What role does data deduplication play in optimizing data loading strategies?
- Decreases storage space and improves performance
- Enhances data integrity
- Increases data redundancy
- Slows down the data loading process
Data deduplication plays a crucial role in optimizing data loading strategies by decreasing storage space requirements and improving performance. It identifies and eliminates duplicate records, ensuring data accuracy and reducing the overall volume to be loaded.
Testing for ________ is crucial when integrating streaming data with traditional data sources.
- Concurrency
- Data Consistency
- Data Quality
- Latency
Testing for Latency is crucial when integrating streaming data with traditional data sources. Latency measures the time delay between data generation and its availability for processing, a critical aspect in real-time integration.
In ETL testing, automated scripts can be reused for ________ testing.
- Integration
- Performance
- Regression
- User Acceptance
In ETL testing, automated scripts can be reused for Regression testing. This type of testing ensures that new changes or enhancements do not negatively impact existing functionalities. Automated scripts help in quickly validating the entire ETL process after modifications.

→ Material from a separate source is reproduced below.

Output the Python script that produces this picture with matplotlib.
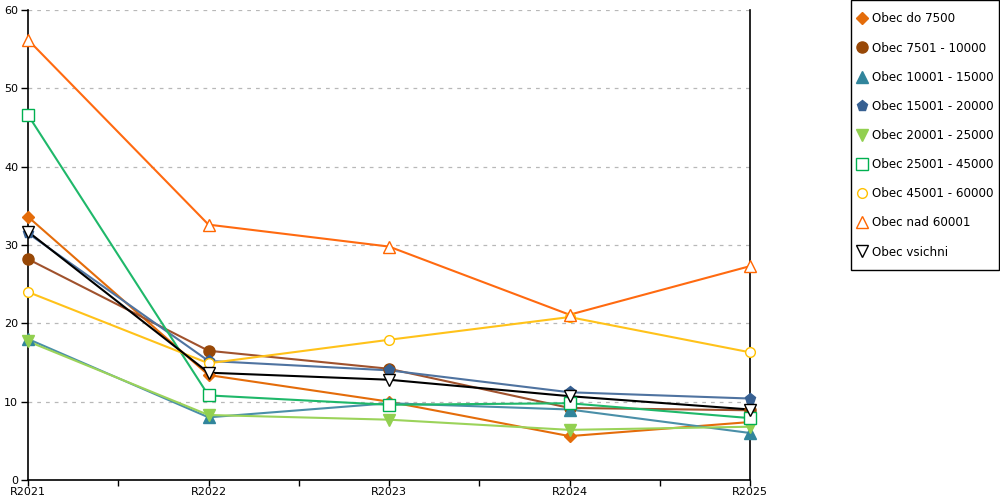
import matplotlib
matplotlib.use("Agg")
import matplotlib.pyplot as plt
from matplotlib.lines import Line2D
from matplotlib.patches import Rectangle

categories = ["R2021", "R2022", "R2023", "R2024", "R2025"]

series_names = [
    "Obec do 7500",
    "Obec 7501 - 10000",
    "Obec 10001 - 15000",
    "Obec 15001 - 20000",
    "Obec 20001 - 25000",
    "Obec 25001 - 45000",
    "Obec 45001 - 60000",
    "Obec nad 60001",
    "Obec vsichni",
]

do_7500 = [33.6, 13.4, 10.0, 5.6, 7.4]
o_7501_10000 = [28.2, 16.5, 14.2, 9.2, 8.9]
o_10001_15000 = [18.0, 8.0, 9.8, 9.0, 6.0]
o_15001_20000 = [31.5, 15.2, 14.0, 11.2, 10.4]
o_20001_25000 = [17.7, 8.3, 7.7, 6.4, 6.8]
o_25001_45000 = [46.6, 10.8, 9.6, 9.8, 7.9]
o_45001_60000 = [24.0, 14.9, 17.9, 20.8, 16.3]
nad_60001 = [56.2, 32.6, 29.8, 21.1, 27.3]
vsichni = [31.7, 13.7, 12.8, 10.7, 9.0]

values = [do_7500, o_7501_10000, o_10001_15000, o_15001_20000, o_20001_25000,
          o_25001_45000, o_45001_60000, nad_60001, vsichni]

colors = ["#e46c0a", "#984807", "#31859c", "#376092", "#92d050",
          "#00b050", "#ffc000", "#ff6600", "#000000"]
line_colors = ["#e46c0a", "#a0522d", "#4a8fa8", "#4f73a0", "#9bd35a",
               "#1fb86a", "#ffc21a", "#ff6a10", "#000000"]
markers = ["D", "o", "^", "p", "v", "s", "o", "^", "v"]
filled = [True, True, True, True, True, False, False, False, False]
msizes = [7, 9, 9, 9, 9, 9, 8, 9, 9]

plt.rcParams['font.family'] = ['DejaVu Sans']
fig = plt.figure(figsize=(10, 5), dpi=100)
ax = fig.add_axes([0.028, 0.04, 0.722, 0.94])

x = list(range(len(categories)))
handles = []
for i, name in enumerate(series_names):
    fc = colors[i] if filled[i] else "white"
    ax.plot(x, values[i], color=line_colors[i], lw=1.5, zorder=2)
    ax.plot(x, values[i], linestyle="none", marker=markers[i], ms=msizes[i] - 1,
            markerfacecolor=fc, markeredgecolor=colors[i], markeredgewidth=1.0,
            zorder=3, clip_on=False)
    handles.append(Line2D([], [], linestyle="none", marker=markers[i],
                          ms=msizes[i] - 1, markerfacecolor=fc,
                          markeredgecolor=colors[i], markeredgewidth=1.0,
                          label=name))

ax.set_xlim(0, len(categories) - 1)
ax.set_ylim(0, 60)
ax.set_yticks(range(0, 61, 10))
ax.set_xticks(x)
ax.set_xticklabels(categories)
ax.set_xticks([i + 0.5 for i in x[:-1]], minor=True)
ax.tick_params(axis="x", which="both", direction="out", length=4, width=1,
               labelsize=8, pad=1)
ax.tick_params(axis="y", direction="out", length=5, width=1, labelsize=8, pad=2)
ax.grid(axis="y", linestyle=(0, (3, 4)), color="#b8b8b8", lw=0.9)
ax.set_axisbelow(True)
ax.spines["top"].set_visible(False)
for s in ["left", "bottom", "right"]:
    ax.spines[s].set_linewidth(1.2)
    ax.spines[s].set_color("black")

# legend frame
fig.patches.append(Rectangle((0.851, 0.46), 0.148, 0.539,
                             transform=fig.transFigure, facecolor="white",
                             edgecolor="black", linewidth=1.0, zorder=0))

leg = fig.legend(handles=handles, loc="upper left",
                 bbox_to_anchor=(0.857, 0.975), frameon=False,
                 fontsize=8.6, handlelength=0.8,
                 handletextpad=0.45, labelspacing=1.35, borderpad=0,
                 borderaxespad=0)

fig.savefig("out.png", dpi=100)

What is a key feature of Talend in ETL processes?
- Code Generation
- Open Source
- Parallel Execution
- Scalability
A key feature of Talend in ETL processes is its code generation capability, allowing developers to generate and customize code for data integration tasks. This feature enhances flexibility and efficiency in data workflows.
How does the 'Test Closure' phase contribute to the overall Test Execution Lifecycle?
- It deals with test environment setup
- It focuses on defect resolution
- It initiates test planning
- It marks the end of testing activities
The 'Test Closure' phase marks the end of testing activities. It involves formalizing test results, obtaining stakeholders' approval, and preparing the final test closure report.
In Test Data Management, what is the significance of data subsetting?
- It ensures data integrity during the ETL process
- It focuses on data validation during the testing phase
- It involves encrypting test data to protect sensitive information
- It involves selecting a subset of production data for testing purposes
Data subsetting in Test Data Management refers to selecting a subset of production data for testing purposes. This subset typically includes relevant data that represents various scenarios without compromising the entire dataset's integrity or security.
In data lake testing, what plays a key role in ensuring data quality for diverse data formats?
- Data Compression
- Data Masking
- Data Profiling
- Data Sampling
Data Profiling plays a key role in ensuring data quality for diverse data formats in data lake testing. It involves analyzing and understanding the content, structure, and relationships within the data, aiding in quality assessment.
During an ETL process, a testing team encounters performance issues. How should Test Data Management be adjusted to identify and resolve these issues?
- Conducting performance testing in a production-like environment, using production-sized datasets, considering data partitioning and indexing, utilizing load balancing techniques
- Increasing dataset size for more comprehensive testing, utilizing data compression techniques, testing on a less resource-intensive environment, relying on real-time data for testing
- Relying on simulated data for performance testing, testing only on a subset of data, avoiding complex transformations, using manual testing approaches
- Using smaller datasets for testing, optimizing queries, leveraging caching mechanisms, employing parallel processing for testing
To identify and resolve performance issues during an ETL process, Test Data Management should be adjusted by conducting performance testing in a production-like environment, using production-sized datasets, considering data partitioning and indexing, and utilizing load balancing techniques. This ensures a realistic performance assessment.